__SUPPLIED MATERIAL__:
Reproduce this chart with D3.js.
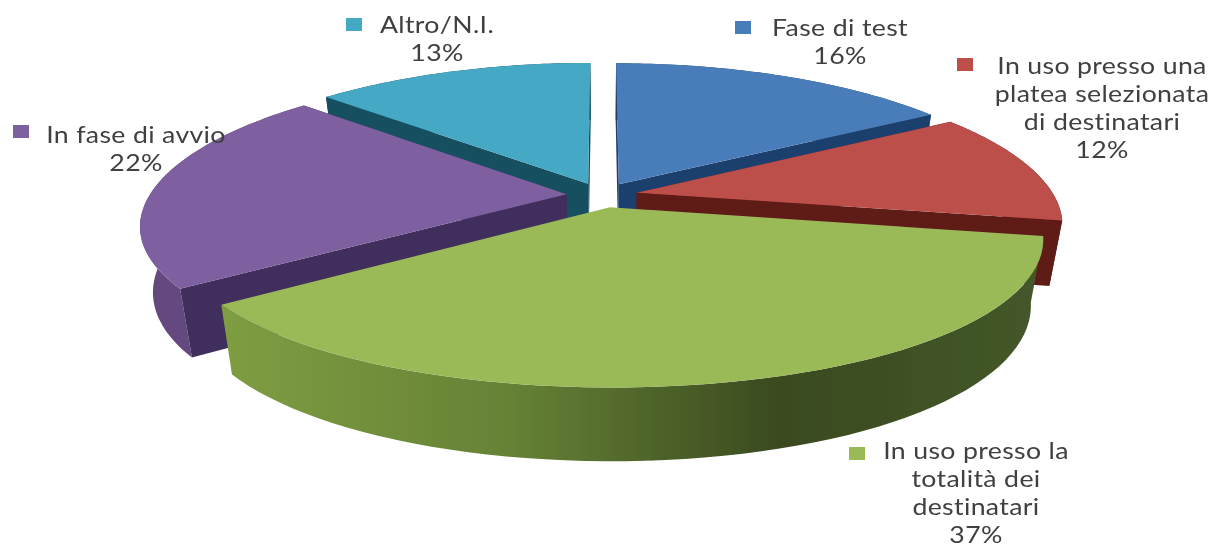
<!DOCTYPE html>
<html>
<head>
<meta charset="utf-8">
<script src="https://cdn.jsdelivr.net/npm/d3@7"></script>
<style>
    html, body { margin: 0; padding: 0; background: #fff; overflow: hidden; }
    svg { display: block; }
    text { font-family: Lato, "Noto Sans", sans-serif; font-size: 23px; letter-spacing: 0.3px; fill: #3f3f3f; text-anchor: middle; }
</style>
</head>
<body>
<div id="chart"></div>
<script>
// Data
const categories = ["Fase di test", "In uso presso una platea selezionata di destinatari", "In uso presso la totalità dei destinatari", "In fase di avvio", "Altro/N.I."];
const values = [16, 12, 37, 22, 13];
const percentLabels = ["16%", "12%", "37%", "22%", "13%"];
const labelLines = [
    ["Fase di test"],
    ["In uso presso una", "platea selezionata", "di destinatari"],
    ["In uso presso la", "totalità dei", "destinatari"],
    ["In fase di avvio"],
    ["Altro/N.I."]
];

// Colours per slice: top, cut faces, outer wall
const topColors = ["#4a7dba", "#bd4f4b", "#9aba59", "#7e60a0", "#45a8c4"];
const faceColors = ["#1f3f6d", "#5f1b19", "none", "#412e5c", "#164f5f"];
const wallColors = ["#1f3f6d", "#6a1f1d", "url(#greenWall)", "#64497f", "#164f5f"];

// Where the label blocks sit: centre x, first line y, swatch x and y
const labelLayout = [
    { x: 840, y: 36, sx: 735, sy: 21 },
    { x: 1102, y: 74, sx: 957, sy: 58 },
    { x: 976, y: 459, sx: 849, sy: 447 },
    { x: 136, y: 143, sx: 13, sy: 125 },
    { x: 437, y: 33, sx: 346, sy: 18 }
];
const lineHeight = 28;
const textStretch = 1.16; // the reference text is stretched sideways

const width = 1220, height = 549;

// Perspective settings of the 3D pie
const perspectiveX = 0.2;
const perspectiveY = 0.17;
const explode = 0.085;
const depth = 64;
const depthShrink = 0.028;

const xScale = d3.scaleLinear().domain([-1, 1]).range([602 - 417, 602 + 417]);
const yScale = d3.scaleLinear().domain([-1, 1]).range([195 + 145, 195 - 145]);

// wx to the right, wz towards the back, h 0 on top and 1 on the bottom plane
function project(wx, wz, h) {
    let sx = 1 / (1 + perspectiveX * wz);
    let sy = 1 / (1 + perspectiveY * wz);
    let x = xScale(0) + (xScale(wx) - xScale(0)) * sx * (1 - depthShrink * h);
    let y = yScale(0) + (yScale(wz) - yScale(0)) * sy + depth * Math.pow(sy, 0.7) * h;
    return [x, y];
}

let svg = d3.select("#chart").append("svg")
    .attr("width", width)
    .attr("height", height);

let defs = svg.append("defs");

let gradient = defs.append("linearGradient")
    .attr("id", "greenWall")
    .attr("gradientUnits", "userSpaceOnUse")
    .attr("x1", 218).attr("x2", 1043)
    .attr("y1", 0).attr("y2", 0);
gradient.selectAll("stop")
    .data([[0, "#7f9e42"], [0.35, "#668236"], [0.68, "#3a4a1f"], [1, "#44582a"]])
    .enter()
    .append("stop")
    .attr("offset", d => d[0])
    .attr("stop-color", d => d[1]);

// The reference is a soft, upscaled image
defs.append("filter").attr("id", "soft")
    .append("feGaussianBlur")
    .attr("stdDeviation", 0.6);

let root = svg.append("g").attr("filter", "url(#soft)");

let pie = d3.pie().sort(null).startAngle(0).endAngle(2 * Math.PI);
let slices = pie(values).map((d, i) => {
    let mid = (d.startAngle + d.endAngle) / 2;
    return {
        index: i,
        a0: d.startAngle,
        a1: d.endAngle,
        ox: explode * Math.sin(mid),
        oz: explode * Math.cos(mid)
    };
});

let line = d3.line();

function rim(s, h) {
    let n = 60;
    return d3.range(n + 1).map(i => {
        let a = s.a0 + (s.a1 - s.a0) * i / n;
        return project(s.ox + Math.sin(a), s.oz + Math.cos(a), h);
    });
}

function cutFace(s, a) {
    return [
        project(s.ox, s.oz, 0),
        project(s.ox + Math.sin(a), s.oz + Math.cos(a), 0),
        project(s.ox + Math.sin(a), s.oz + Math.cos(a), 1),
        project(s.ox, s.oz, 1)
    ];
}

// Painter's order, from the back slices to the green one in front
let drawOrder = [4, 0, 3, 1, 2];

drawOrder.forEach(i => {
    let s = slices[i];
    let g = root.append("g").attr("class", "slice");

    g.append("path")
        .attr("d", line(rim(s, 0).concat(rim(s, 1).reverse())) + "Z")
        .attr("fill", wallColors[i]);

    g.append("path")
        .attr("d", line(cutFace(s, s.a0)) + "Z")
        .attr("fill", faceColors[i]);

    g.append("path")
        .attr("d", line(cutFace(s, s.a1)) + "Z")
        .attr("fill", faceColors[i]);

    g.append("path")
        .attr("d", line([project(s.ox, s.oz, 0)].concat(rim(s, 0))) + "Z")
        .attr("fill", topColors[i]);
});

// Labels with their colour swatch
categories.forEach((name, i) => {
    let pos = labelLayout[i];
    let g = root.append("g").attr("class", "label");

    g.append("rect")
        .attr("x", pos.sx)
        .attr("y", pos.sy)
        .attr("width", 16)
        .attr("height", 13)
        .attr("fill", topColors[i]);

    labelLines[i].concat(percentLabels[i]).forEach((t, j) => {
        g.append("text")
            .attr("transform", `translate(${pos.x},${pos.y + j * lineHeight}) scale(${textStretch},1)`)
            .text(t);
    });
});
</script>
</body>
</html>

__WORK REQUIRED__: Transcribe the full listing above exactly as it stands, minus the pictures.

__EXERCISE SOLUTION__:
Reproduce this chart with D3.js.
<!DOCTYPE html>
<html>
<head>
<meta charset="utf-8">
<script src="https://cdn.jsdelivr.net/npm/d3@7"></script>
<style>
    html, body { margin: 0; padding: 0; background: #fff; overflow: hidden; }
    svg { display: block; }
    text { font-family: Lato, "Noto Sans", sans-serif; font-size: 23px; letter-spacing: 0.3px; fill: #3f3f3f; text-anchor: middle; }
</style>
</head>
<body>
<div id="chart"></div>
<script>
// Data
const categories = ["Fase di test", "In uso presso una platea selezionata di destinatari", "In uso presso la totalità dei destinatari", "In fase di avvio", "Altro/N.I."];
const values = [16, 12, 37, 22, 13];
const percentLabels = ["16%", "12%", "37%", "22%", "13%"];
const labelLines = [
    ["Fase di test"],
    ["In uso presso una", "platea selezionata", "di destinatari"],
    ["In uso presso la", "totalità dei", "destinatari"],
    ["In fase di avvio"],
    ["Altro/N.I."]
];

// Colours per slice: top, cut faces, outer wall
const topColors = ["#4a7dba", "#bd4f4b", "#9aba59", "#7e60a0", "#45a8c4"];
const faceColors = ["#1f3f6d", "#5f1b19", "none", "#412e5c", "#164f5f"];
const wallColors = ["#1f3f6d", "#6a1f1d", "url(#greenWall)", "#64497f", "#164f5f"];

// Where the label blocks sit: centre x, first line y, swatch x and y
const labelLayout = [
    { x: 840, y: 36, sx: 735, sy: 21 },
    { x: 1102, y: 74, sx: 957, sy: 58 },
    { x: 976, y: 459, sx: 849, sy: 447 },
    { x: 136, y: 143, sx: 13, sy: 125 },
    { x: 437, y: 33, sx: 346, sy: 18 }
];
const lineHeight = 28;
const textStretch = 1.16; // the reference text is stretched sideways

const width = 1220, height = 549;

// Perspective settings of the 3D pie
const perspectiveX = 0.2;
const perspectiveY = 0.17;
const explode = 0.085;
const depth = 64;
const depthShrink = 0.028;

const xScale = d3.scaleLinear().domain([-1, 1]).range([602 - 417, 602 + 417]);
const yScale = d3.scaleLinear().domain([-1, 1]).range([195 + 145, 195 - 145]);

// wx to the right, wz towards the back, h 0 on top and 1 on the bottom plane
function project(wx, wz, h) {
    let sx = 1 / (1 + perspectiveX * wz);
    let sy = 1 / (1 + perspectiveY * wz);
    let x = xScale(0) + (xScale(wx) - xScale(0)) * sx * (1 - depthShrink * h);
    let y = yScale(0) + (yScale(wz) - yScale(0)) * sy + depth * Math.pow(sy, 0.7) * h;
    return [x, y];
}

let svg = d3.select("#chart").append("svg")
    .attr("width", width)
    .attr("height", height);

let defs = svg.append("defs");

let gradient = defs.append("linearGradient")
    .attr("id", "greenWall")
    .attr("gradientUnits", "userSpaceOnUse")
    .attr("x1", 218).attr("x2", 1043)
    .attr("y1", 0).attr("y2", 0);
gradient.selectAll("stop")
    .data([[0, "#7f9e42"], [0.35, "#668236"], [0.68, "#3a4a1f"], [1, "#44582a"]])
    .enter()
    .append("stop")
    .attr("offset", d => d[0])
    .attr("stop-color", d => d[1]);

// The reference is a soft, upscaled image
defs.append("filter").attr("id", "soft")
    .append("feGaussianBlur")
    .attr("stdDeviation", 0.6);

let root = svg.append("g").attr("filter", "url(#soft)");

let pie = d3.pie().sort(null).startAngle(0).endAngle(2 * Math.PI);
let slices = pie(values).map((d, i) => {
    let mid = (d.startAngle + d.endAngle) / 2;
    return {
        index: i,
        a0: d.startAngle,
        a1: d.endAngle,
        ox: explode * Math.sin(mid),
        oz: explode * Math.cos(mid)
    };
});

let line = d3.line();

function rim(s, h) {
    let n = 60;
    return d3.range(n + 1).map(i => {
        let a = s.a0 + (s.a1 - s.a0) * i / n;
        return project(s.ox + Math.sin(a), s.oz + Math.cos(a), h);
    });
}

function cutFace(s, a) {
    return [
        project(s.ox, s.oz, 0),
        project(s.ox + Math.sin(a), s.oz + Math.cos(a), 0),
        project(s.ox + Math.sin(a), s.oz + Math.cos(a), 1),
        project(s.ox, s.oz, 1)
    ];
}

// Painter's order, from the back slices to the green one in front
let drawOrder = [4, 0, 3, 1, 2];

drawOrder.forEach(i => {
    let s = slices[i];
    let g = root.append("g").attr("class", "slice");

    g.append("path")
        .attr("d", line(rim(s, 0).concat(rim(s, 1).reverse())) + "Z")
        .attr("fill", wallColors[i]);

    g.append("path")
        .attr("d", line(cutFace(s, s.a0)) + "Z")
        .attr("fill", faceColors[i]);

    g.append("path")
        .attr("d", line(cutFace(s, s.a1)) + "Z")
        .attr("fill", faceColors[i]);

    g.append("path")
        .attr("d", line([project(s.ox, s.oz, 0)].concat(rim(s, 0))) + "Z")
        .attr("fill", topColors[i]);
});

// Labels with their colour swatch
categories.forEach((name, i) => {
    let pos = labelLayout[i];
    let g = root.append("g").attr("class", "label");

    g.append("rect")
        .attr("x", pos.sx)
        .attr("y", pos.sy)
        .attr("width", 16)
        .attr("height", 13)
        .attr("fill", topColors[i]);

    labelLines[i].concat(percentLabels[i]).forEach((t, j) => {
        g.append("text")
            .attr("transform", `translate(${pos.x},${pos.y + j * lineHeight}) scale(${textStretch},1)`)
            .text(t);
    });
});
</script>
</body>
</html>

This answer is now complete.